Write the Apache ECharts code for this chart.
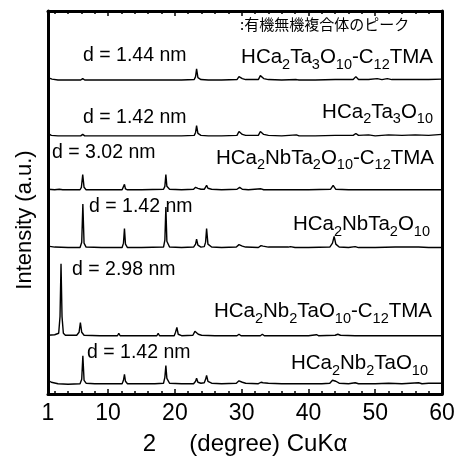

* * *

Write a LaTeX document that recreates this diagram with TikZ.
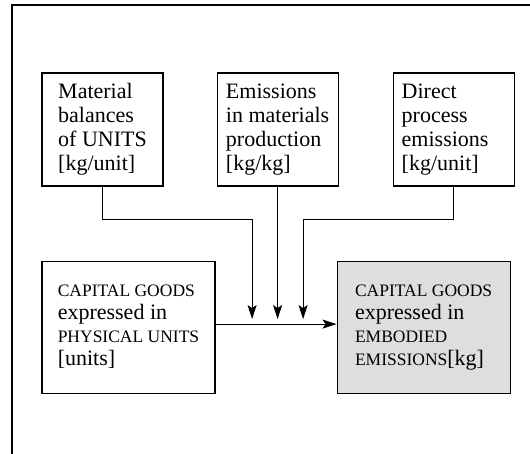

---

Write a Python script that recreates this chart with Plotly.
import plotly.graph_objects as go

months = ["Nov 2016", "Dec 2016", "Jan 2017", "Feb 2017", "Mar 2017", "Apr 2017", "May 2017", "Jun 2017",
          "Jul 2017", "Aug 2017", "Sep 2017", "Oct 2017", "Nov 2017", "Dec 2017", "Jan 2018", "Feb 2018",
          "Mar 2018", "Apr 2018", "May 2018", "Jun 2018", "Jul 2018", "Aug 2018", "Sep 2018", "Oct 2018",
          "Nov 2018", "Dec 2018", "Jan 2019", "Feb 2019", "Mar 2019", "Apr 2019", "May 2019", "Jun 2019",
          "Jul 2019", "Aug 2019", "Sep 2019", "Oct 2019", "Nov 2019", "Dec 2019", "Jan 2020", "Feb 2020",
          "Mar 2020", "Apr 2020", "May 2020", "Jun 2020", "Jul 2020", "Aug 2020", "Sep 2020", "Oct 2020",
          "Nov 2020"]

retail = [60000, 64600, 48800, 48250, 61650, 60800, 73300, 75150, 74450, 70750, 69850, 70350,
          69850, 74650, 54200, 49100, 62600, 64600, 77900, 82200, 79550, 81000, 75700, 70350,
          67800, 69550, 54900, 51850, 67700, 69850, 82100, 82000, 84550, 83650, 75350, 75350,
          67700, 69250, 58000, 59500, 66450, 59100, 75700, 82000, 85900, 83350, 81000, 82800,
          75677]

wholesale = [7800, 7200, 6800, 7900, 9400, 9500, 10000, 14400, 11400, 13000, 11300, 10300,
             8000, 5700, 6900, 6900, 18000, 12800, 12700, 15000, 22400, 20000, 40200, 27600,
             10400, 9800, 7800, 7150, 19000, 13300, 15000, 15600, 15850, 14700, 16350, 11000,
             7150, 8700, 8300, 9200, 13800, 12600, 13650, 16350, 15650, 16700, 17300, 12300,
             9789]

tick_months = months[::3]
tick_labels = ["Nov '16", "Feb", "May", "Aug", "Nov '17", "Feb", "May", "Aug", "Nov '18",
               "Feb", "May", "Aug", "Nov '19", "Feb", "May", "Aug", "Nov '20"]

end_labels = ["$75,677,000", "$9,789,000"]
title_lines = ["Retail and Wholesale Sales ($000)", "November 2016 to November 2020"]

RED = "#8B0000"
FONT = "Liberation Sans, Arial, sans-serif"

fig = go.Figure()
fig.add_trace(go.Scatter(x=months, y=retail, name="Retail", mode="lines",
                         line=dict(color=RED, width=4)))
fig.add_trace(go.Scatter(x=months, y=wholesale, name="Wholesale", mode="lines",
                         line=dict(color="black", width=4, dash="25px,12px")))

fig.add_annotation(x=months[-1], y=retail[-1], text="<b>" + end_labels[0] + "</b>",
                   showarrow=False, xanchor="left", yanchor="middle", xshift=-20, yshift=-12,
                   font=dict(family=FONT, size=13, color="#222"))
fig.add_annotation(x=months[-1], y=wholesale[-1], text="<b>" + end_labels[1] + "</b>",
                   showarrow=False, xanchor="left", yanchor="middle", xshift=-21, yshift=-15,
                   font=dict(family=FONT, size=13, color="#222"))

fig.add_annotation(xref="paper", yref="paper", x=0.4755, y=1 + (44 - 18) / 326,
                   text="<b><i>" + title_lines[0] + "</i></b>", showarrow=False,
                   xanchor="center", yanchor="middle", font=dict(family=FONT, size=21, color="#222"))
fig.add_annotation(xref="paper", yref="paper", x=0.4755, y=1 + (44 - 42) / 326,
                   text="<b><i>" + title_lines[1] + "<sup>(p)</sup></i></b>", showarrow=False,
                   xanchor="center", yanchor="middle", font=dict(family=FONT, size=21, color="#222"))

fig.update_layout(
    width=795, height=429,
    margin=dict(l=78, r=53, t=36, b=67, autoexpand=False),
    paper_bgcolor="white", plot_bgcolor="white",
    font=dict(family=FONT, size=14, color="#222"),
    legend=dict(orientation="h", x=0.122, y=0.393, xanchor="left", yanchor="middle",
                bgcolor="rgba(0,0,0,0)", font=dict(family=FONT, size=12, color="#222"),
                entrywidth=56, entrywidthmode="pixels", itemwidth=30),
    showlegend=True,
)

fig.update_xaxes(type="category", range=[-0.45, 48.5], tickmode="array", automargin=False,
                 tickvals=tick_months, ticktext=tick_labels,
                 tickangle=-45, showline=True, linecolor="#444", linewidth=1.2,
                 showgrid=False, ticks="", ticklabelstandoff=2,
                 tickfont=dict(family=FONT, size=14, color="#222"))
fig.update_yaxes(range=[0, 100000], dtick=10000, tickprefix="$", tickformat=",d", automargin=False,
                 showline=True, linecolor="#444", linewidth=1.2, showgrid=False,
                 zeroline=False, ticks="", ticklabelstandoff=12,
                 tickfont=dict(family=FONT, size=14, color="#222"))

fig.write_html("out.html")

## SET TASK
Repeat word for word the lines from the line with "Write a Python" to the line with "import plotly.graph_objects as go", both lines included.

## EXERCISE OUTPUT
Write a Python script that recreates this chart with Plotly.
import plotly.graph_objects as go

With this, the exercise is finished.